Mr. Geithner, citing the “historic events” that have unfolded in North Africa in the last several weeks, said the United States was committed to working with its international partners to secure “a peaceful and orderly transition in Egypt and Tunisia and support the economic reforms necessary to promote broader gains in living standards.”
One of the major factors fanning wide social unrest in the region, he and others said, were high food and commodity prices.
The International Monetary Fund estimates that commodity prices jumped 20 to 30 percent last year, a trend that Mr. Strauss-Kahn said was “creating a lot of problems for low-income countries and vulnerable people.”

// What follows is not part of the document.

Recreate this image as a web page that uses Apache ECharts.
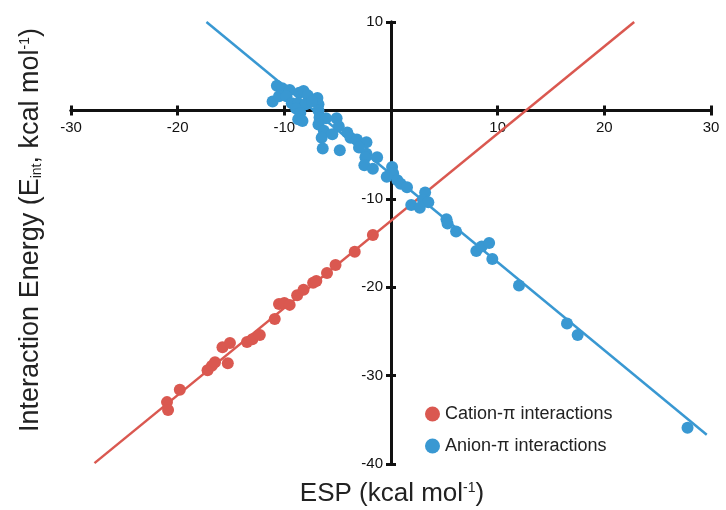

In a separate telephone call with a small group of journalists, Robert Zoellick, the president of the World Bank, said, “We’re reaching a danger point” in these countries. He said he urged G20 officials to “put food first in 2011,” even as they bicker over technical ways to measure imbalances in the world economy.
Mr. Geithner said the United States would support measures to limit the potential for the manipulation of commodity prices through greater transparency and oversight of the commodity and derivative markets, which some critics worry are being used by speculators to drive up commodity prices.
Beijing’s currency policy has helped stoke a breakneck pace of growth in China that, together with other emerging markets, has been cited as a contributing factor in the runup in food and commodity prices.
Not surprisingly, each country is pursuing its own self-interest to resolve internal economic problems. These include high unemployment in the United States and difficult austerity measures in Europe, as countries tighten their belts to mend finances.
“It’s very difficult to see any government doing something in its fiscal affairs just to benefit the broader system,” Jacob Frenkel, the chairman of JPMorgan Chase International, said in Paris last week at a meeting of the Institute for International Finance.
Cajoling Beijing, however, is a losing proposition, Mr. Frenkel said, because the Chinese don’t want to be seen as being pushed around.
Instead, he said, governments should tell China they understand why it has a savings glut, “and then say, ‘Let us help you design a system that helps you save less,’ ” he said. “That would be a win-win strategy,” he said.